The late Prof. T. V. Morrow says of this article :

For several months past I have used the cimicifugin very extensively, in the treatment of a numerous class of female diseases, for the successful treatment of which I had for many years previous been in the habit of depending mainly on the Cimicifuga Racemosa, either in the form of infusion, decoction, or tincture. My confidence in the value of the Cimicifuga Racemosa, I am free to confess, has been such as to induce me to use perhaps a larger quantity of this medicine, for the last sixteen years, than any practitioner in the United States, giving it a more extended range of application in the treatment of disease, and relying with more confidence on its ultimate efficiency, than any of my medical friends. My experience in the use of this article, during the period named, has been mostly confined to cases of leucorrhea, menorrhagia, prolapsus uteri, threatened miscarriage, dysmenorrhea, and barrenness, or sterility, in all of which cases I have obtained the most satisfactory results from the Cimicifuga ; but deeming the Cimicifugin a more convenient form of the medicine for practical use, and believing it to contain the virtues of the article from which it is obtained, I have accordingly used it in similar cases, with results thus far which justify the conclusion that it will be found a satisfactory substitute.

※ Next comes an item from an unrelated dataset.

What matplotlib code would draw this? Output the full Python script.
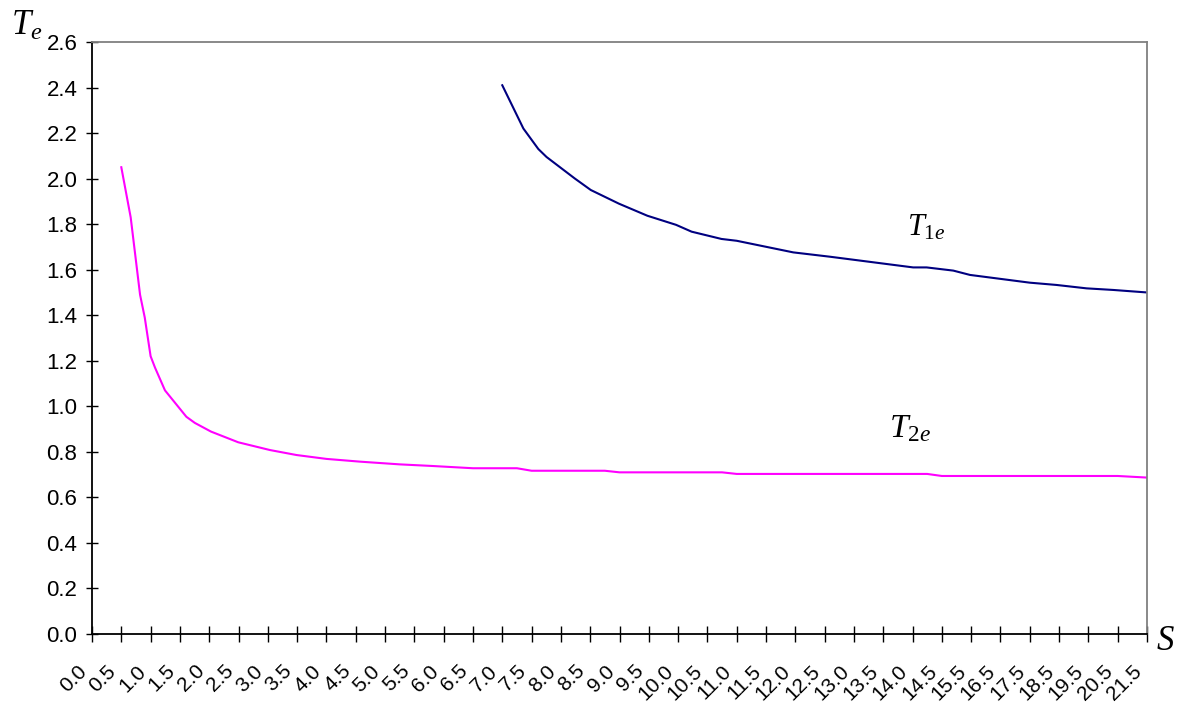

My experience in the use of the Cimicifugin has demonstrated to my mind that there is a slight difference in the modus operandi of this form of the medicine, when compared with the usual forms in which the Cimicifuga Racemosa has been used. That difference principally consists in the increased liability of the latter to produce a heavy, dull, and aching sensation in the forehead, in connection with a feeling of dizziness, while the former appears to manifest a greater tendency to produce aching, and somewhat painful sensations in the joints and limbs generally. I have usually given the Cimicifugin in the form of pills, prepared by adding a small quantity of pulverized Castile soap, enough to make the mass properly adhesive, and forming it into pills of the ordinary size, and giving one every three hours during the day, in all the various cases above mentioned, whenever they have come under my care, since I commenced its use. In nearly all these cases, it has proved singularly beneficial, thus affording the gratifying evidence that it will soon become one of the most popular and valuable articles of the Materia Medica.

Another Professor, in speaking of Cimicifugin, remarks :

"This medicine is, in its effects, essentially the same as the Cimicifuga. It is particularly useful in chronic rheumatic affections, and in female diseases. In leucorrhea and dysmenorrhea, as well as menorrhagia, it is invaluable. It should be used, in order to get its best effects, to the extent of producing its specific constitutional symptoms, i. e. a peculiar dizziness, fullness and dull aching of the head, and more or less aching in the joints. This effect should be produced every day (slightly) during the treatment, until the disease is removed. By this treatment, and the use of hip-baths, leucorrhea will often be cured in a week or ten days, without any other remedy."

The analogous diseases, gleets and gonorrheas, are. greatly benefited, if not speedily cured by it, either alone or in combination with other appropriate remedies.

The Cimicifugin is also a most valuable medicine, especially as an adjunct of other remedies, in all pulmonary, rheumatic and dyspeptic affections, where there is a want of tone in the nervous system.

"It is also a very useful agent in the treatment of small-pox, in which it should be given during the whole course of the disease. It seems to divest it of its malignant character. I have never lost a case of smallpox where this medicine was used thoroughly from the beginning ; and during the winter of 1849 and 1850, I treated from fifty to one hundred cases, some of which were of the most severe confluent kind. The dose is from one-fourth to one grain, to be given once in three or four hours until the proper symptoms of the medicine appear."

Off. Prep. — Pilulae Leonuri Compositae; Pilulae Polygoni Compositae.